The entertainer also gave a sneak peek into her new role in a video posted to Instagram, along with her new sidekick, Elvin Melvin.
The welcome news comes following her departure from The Wiggles after a decade, with Emma saying that time off during COVID lockdown had given her a chance to reflect on what she now wants to achieve, including completing her PhD at Macquarie University.
In a previous interview with Stellar magazine, Emma spoke about her time as part of the legendary group while looking back on her journey as the first female member of The Wiggles.
“I never, ever, ever – ever – want to let down the children. But I relate it to when I took time off after I had surgery for my endometriosis in 2018,” Emma explained to the publication of her choice to exit The Wiggles.
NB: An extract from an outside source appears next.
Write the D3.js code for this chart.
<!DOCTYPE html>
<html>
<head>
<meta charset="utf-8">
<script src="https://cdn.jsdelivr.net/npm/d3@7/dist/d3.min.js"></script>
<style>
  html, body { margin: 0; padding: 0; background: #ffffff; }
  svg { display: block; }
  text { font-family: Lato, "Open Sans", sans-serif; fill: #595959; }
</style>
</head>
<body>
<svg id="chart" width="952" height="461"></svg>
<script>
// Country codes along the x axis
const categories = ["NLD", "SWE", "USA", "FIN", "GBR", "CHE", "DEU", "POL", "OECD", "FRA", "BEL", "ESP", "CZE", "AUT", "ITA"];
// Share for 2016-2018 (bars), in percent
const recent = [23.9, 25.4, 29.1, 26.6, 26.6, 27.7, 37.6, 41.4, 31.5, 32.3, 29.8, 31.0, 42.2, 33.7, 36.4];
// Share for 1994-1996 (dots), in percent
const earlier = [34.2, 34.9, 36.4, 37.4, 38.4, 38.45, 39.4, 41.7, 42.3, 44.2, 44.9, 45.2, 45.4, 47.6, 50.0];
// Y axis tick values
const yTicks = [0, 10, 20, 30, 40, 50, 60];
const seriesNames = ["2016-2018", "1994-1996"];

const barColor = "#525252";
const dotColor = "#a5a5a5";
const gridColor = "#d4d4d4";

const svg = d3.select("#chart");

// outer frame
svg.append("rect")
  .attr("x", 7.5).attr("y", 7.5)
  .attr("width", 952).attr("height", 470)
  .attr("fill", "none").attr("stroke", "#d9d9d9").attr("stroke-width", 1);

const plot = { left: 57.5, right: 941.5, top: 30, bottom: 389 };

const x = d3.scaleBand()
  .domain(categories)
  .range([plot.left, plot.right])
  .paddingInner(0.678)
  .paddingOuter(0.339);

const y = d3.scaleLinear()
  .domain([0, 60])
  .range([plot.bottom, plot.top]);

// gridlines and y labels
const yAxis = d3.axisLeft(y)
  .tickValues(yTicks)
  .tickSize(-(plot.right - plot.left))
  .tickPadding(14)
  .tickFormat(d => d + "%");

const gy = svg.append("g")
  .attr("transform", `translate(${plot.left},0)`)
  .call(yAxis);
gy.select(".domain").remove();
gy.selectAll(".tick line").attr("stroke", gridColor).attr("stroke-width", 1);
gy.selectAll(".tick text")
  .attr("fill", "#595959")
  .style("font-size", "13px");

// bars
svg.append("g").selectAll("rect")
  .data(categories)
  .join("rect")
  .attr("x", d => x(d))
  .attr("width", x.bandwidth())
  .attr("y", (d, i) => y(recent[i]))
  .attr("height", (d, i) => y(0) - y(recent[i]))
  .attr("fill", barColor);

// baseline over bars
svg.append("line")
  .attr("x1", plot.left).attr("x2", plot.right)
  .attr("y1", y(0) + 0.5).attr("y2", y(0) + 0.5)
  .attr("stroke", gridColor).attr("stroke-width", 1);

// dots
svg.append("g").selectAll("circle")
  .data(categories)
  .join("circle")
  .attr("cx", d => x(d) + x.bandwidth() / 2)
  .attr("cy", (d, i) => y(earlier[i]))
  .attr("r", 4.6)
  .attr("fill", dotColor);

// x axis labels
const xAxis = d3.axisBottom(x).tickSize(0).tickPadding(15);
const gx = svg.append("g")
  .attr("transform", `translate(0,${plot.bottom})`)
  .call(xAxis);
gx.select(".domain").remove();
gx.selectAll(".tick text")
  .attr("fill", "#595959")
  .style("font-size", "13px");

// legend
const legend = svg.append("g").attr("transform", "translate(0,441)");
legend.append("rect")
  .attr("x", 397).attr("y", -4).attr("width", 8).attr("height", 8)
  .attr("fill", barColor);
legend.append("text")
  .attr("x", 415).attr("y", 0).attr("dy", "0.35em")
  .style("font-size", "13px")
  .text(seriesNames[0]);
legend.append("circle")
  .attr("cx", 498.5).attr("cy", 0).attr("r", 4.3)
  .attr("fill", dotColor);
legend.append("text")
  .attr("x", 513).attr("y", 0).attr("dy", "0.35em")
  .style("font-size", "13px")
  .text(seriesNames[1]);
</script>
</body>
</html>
“I had two beautiful performers replace me on tour for a period of weeks. I felt terrible and kept thinking, how are we going to do this? But the children still came to the shows, because they love the music. That experience helped me make this decision because everyone was OK after that.”
WATCH: Emma Watkins annouces The Wiggles departure
Emma added that while she loved her time in the group, she initially faced backlash and “wasn’t really liked” when she was introduced as the group’s first female member, saying that many were “territorial about the original group.”
“It took about two or three years to actually have people accept that there was a female among the group; that was a massive deal back then,” she noted, adding, “So to then see how that changed over the decade, and children coming to the show dressed in beautiful Emma costumes, or wearing bows… it’s powerful.”